Task objective>
Your task is to repeat the lines below exactly, excluding any pictures they contain.

Data provided>
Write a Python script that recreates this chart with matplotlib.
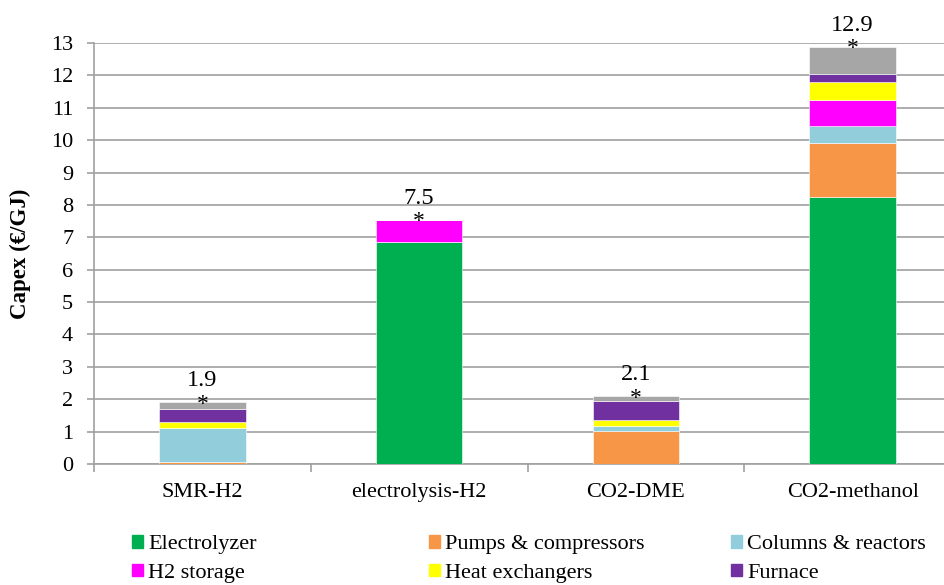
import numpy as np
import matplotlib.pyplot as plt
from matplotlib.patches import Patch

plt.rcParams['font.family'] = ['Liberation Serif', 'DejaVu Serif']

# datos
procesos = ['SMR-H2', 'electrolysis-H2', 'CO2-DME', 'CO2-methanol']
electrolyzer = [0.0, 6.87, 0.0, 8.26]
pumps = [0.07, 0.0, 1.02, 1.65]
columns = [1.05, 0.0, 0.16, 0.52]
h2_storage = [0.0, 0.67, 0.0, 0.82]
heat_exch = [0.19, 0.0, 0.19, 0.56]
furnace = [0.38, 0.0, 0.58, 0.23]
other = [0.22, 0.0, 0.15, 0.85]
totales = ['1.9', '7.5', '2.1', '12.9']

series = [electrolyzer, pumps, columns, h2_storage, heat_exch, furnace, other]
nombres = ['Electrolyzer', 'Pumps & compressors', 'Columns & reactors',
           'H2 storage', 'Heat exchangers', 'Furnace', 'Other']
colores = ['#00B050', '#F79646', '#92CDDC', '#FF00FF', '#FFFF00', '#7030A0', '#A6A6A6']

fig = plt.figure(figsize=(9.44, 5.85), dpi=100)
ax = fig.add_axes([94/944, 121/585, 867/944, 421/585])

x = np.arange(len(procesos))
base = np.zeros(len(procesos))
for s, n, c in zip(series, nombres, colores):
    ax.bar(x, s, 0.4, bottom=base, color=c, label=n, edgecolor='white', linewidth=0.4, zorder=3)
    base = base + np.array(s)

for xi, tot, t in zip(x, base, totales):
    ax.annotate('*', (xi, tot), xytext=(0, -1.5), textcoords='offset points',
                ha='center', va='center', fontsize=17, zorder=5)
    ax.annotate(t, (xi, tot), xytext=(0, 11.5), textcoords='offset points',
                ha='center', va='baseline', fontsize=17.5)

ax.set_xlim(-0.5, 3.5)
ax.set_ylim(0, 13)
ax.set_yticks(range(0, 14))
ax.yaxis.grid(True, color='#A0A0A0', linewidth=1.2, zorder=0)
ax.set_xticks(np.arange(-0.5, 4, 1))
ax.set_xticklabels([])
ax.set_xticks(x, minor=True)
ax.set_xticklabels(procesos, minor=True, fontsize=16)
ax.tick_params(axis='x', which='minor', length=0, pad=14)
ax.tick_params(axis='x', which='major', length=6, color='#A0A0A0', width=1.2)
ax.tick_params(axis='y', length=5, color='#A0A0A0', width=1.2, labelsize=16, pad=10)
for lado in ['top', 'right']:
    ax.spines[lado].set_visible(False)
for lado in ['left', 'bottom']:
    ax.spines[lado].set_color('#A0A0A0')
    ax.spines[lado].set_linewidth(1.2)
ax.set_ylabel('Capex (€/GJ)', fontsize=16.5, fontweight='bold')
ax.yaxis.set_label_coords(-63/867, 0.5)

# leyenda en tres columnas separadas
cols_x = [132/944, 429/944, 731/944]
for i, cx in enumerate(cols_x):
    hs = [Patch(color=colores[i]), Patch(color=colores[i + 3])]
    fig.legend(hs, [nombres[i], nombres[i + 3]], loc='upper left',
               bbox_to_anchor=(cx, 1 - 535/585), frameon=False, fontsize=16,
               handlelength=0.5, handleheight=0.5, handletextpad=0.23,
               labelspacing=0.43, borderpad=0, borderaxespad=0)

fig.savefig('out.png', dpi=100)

Reply>
Write a Python script that recreates this chart with matplotlib.
import numpy as np
import matplotlib.pyplot as plt
from matplotlib.patches import Patch

plt.rcParams['font.family'] = ['Liberation Serif', 'DejaVu Serif']

# datos
procesos = ['SMR-H2', 'electrolysis-H2', 'CO2-DME', 'CO2-methanol']
electrolyzer = [0.0, 6.87, 0.0, 8.26]
pumps = [0.07, 0.0, 1.02, 1.65]
columns = [1.05, 0.0, 0.16, 0.52]
h2_storage = [0.0, 0.67, 0.0, 0.82]
heat_exch = [0.19, 0.0, 0.19, 0.56]
furnace = [0.38, 0.0, 0.58, 0.23]
other = [0.22, 0.0, 0.15, 0.85]
totales = ['1.9', '7.5', '2.1', '12.9']

series = [electrolyzer, pumps, columns, h2_storage, heat_exch, furnace, other]
nombres = ['Electrolyzer', 'Pumps & compressors', 'Columns & reactors',
           'H2 storage', 'Heat exchangers', 'Furnace', 'Other']
colores = ['#00B050', '#F79646', '#92CDDC', '#FF00FF', '#FFFF00', '#7030A0', '#A6A6A6']

fig = plt.figure(figsize=(9.44, 5.85), dpi=100)
ax = fig.add_axes([94/944, 121/585, 867/944, 421/585])

x = np.arange(len(procesos))
base = np.zeros(len(procesos))
for s, n, c in zip(series, nombres, colores):
    ax.bar(x, s, 0.4, bottom=base, color=c, label=n, edgecolor='white', linewidth=0.4, zorder=3)
    base = base + np.array(s)

for xi, tot, t in zip(x, base, totales):
    ax.annotate('*', (xi, tot), xytext=(0, -1.5), textcoords='offset points',
                ha='center', va='center', fontsize=17, zorder=5)
    ax.annotate(t, (xi, tot), xytext=(0, 11.5), textcoords='offset points',
                ha='center', va='baseline', fontsize=17.5)

ax.set_xlim(-0.5, 3.5)
ax.set_ylim(0, 13)
ax.set_yticks(range(0, 14))
ax.yaxis.grid(True, color='#A0A0A0', linewidth=1.2, zorder=0)
ax.set_xticks(np.arange(-0.5, 4, 1))
ax.set_xticklabels([])
ax.set_xticks(x, minor=True)
ax.set_xticklabels(procesos, minor=True, fontsize=16)
ax.tick_params(axis='x', which='minor', length=0, pad=14)
ax.tick_params(axis='x', which='major', length=6, color='#A0A0A0', width=1.2)
ax.tick_params(axis='y', length=5, color='#A0A0A0', width=1.2, labelsize=16, pad=10)
for lado in ['top', 'right']:
    ax.spines[lado].set_visible(False)
for lado in ['left', 'bottom']:
    ax.spines[lado].set_color('#A0A0A0')
    ax.spines[lado].set_linewidth(1.2)
ax.set_ylabel('Capex (€/GJ)', fontsize=16.5, fontweight='bold')
ax.yaxis.set_label_coords(-63/867, 0.5)

# leyenda en tres columnas separadas
cols_x = [132/944, 429/944, 731/944]
for i, cx in enumerate(cols_x):
    hs = [Patch(color=colores[i]), Patch(color=colores[i + 3])]
    fig.legend(hs, [nombres[i], nombres[i + 3]], loc='upper left',
               bbox_to_anchor=(cx, 1 - 535/585), frameon=False, fontsize=16,
               handlelength=0.5, handleheight=0.5, handletextpad=0.23,
               labelspacing=0.43, borderpad=0, borderaxespad=0)

fig.savefig('out.png', dpi=100)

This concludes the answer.